Jerry Pinkney appears to have adopted this concept early in his career. Although the majority of his books are not autobiographical in the conventional sense, the fact that he was African American entering a white-dominated field—a field that ostensibly ignored the African American experience except as stereotyped folklore—provided an autobiographical imperative. “I wanted to show that an African American artist could make it in this country on a national level in the graphic arts,” he once said. “I want to be a strong role model for my family and for other African Americans.” Not only that, he sought to bring the classic tales of African Americans to the fore as integral components of the larger American culture. His author collaborators, notably Julius Lester, had the same mission.
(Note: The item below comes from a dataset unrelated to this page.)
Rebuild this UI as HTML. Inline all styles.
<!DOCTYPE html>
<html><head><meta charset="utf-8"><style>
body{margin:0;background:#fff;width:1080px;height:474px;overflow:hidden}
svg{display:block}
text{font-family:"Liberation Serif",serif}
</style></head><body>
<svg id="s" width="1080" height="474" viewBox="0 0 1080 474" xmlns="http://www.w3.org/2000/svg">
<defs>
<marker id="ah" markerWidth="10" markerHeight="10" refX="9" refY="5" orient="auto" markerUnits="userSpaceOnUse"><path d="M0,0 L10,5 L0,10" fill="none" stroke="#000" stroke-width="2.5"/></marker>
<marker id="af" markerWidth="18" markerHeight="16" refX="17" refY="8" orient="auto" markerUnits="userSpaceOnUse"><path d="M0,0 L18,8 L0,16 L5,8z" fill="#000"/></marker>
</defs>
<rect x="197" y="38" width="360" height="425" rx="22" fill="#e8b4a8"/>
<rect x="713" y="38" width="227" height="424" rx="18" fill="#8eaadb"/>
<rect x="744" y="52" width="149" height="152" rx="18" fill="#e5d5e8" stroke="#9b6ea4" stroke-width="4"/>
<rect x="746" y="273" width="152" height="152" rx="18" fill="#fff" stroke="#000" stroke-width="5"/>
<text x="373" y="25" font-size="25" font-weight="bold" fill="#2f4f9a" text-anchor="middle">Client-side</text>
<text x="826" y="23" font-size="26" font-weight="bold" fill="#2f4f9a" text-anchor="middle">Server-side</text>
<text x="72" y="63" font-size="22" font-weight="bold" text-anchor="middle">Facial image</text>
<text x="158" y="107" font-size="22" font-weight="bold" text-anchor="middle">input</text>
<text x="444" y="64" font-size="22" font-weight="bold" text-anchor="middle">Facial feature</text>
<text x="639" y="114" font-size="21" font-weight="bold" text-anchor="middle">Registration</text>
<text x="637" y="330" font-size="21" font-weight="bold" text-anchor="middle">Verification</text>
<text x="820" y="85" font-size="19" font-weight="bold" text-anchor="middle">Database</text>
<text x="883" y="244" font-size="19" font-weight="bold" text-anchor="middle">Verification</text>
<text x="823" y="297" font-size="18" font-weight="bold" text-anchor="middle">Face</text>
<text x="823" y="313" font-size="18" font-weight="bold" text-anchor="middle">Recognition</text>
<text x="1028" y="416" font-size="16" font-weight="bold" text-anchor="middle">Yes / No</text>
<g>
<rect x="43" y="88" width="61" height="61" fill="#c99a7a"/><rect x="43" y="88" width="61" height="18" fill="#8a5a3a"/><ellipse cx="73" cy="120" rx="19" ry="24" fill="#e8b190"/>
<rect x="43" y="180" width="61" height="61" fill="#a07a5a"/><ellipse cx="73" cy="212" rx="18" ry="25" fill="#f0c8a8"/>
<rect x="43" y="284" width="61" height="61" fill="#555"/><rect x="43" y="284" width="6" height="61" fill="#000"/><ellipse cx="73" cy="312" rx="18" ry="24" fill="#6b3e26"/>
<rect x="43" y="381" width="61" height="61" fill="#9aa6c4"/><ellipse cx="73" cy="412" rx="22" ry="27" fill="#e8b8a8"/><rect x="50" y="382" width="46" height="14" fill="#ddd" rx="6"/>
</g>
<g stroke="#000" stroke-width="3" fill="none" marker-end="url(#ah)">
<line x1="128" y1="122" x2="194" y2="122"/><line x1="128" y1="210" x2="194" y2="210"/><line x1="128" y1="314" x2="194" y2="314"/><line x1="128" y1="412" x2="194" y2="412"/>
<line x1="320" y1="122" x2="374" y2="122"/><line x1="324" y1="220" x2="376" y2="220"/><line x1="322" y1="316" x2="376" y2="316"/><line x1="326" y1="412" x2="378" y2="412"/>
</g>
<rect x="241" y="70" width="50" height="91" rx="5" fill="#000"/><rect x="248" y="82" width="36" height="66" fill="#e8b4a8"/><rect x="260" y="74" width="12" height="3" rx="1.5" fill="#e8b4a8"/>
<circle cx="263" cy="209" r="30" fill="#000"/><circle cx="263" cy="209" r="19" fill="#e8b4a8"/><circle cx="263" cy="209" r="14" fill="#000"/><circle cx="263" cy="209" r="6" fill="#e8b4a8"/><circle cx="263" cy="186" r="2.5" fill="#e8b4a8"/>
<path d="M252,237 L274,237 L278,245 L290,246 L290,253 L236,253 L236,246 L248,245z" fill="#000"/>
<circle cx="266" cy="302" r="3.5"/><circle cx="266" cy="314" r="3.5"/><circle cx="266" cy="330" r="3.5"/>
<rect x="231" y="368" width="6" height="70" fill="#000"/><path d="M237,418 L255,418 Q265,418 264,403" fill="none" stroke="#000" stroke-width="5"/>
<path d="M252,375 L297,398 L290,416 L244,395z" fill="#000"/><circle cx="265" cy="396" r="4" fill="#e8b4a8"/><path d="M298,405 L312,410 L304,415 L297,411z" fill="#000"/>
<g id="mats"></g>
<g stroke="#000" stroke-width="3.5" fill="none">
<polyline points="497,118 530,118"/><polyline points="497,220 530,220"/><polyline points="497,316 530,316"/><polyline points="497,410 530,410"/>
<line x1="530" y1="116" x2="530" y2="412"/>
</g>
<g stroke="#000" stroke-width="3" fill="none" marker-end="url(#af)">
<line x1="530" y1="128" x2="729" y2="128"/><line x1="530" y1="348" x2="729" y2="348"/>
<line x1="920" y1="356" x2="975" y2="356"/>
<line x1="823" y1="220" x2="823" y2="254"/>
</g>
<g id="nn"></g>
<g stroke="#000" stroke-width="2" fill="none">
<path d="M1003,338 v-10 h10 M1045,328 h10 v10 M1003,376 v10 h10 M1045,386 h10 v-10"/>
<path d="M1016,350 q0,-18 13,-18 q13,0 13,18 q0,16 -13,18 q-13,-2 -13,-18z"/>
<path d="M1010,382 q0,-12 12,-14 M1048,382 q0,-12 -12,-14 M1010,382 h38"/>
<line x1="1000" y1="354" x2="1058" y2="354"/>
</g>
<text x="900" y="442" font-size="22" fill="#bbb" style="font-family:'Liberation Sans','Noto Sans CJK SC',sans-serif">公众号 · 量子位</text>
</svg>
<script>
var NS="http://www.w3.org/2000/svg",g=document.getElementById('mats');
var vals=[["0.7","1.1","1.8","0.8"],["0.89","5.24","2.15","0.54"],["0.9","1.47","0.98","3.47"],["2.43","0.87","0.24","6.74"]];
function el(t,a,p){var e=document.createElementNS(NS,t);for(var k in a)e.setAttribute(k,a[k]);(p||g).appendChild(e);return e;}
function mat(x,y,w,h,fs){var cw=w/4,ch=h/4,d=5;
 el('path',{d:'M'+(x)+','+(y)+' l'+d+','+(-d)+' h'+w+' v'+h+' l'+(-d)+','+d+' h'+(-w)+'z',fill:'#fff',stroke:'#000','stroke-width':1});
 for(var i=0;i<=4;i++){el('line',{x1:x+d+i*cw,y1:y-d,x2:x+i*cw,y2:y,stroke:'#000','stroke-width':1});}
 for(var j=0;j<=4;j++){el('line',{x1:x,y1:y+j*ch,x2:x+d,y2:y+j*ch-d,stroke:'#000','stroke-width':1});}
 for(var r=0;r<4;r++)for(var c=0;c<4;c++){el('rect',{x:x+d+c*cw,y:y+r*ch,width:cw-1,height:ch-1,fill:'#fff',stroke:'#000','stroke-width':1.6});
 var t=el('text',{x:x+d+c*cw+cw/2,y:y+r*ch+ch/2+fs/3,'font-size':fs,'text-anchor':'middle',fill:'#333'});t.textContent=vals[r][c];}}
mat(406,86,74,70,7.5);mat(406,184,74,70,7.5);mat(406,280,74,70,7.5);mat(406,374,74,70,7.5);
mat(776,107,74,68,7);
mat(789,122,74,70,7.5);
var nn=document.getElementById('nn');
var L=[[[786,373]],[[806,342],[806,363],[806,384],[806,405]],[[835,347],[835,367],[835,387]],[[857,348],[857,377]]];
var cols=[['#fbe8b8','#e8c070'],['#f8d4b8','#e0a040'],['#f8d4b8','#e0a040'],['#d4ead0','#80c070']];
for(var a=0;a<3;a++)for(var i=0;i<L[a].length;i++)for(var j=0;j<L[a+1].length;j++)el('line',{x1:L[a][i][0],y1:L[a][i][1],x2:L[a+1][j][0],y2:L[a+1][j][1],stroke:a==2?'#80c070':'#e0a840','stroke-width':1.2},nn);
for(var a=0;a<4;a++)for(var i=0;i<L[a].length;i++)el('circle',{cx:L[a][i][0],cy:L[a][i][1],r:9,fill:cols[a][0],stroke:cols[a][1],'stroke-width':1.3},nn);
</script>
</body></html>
And Pinkney’s impressionistic representational illustrations for the likes of “John Henry” and “The Last Tales of Uncle Remus” (both by Lester) helped raise the perception of these folkways away from those Disney caricatures that fostered dubious racial archetypes.

Of the numerous stories Pinkney has illustrated, “Back Home” and “The Sunday Outing” by Gloria Jean Pinkney (his wife) suggest the most autobiographical resonance. Whether these are composites or direct recollections does not matter; the portrait, particularly in the latter book, of young Ernestine and her great-aunt Odessa, is a window to a distinctly loving family life that paints an alternative picture to the contemporary urban Black myths and attitudes of today. Pinkney captures the warmth of the family and the essence of the moment in time. And this can only be rooted in “draw what you know.”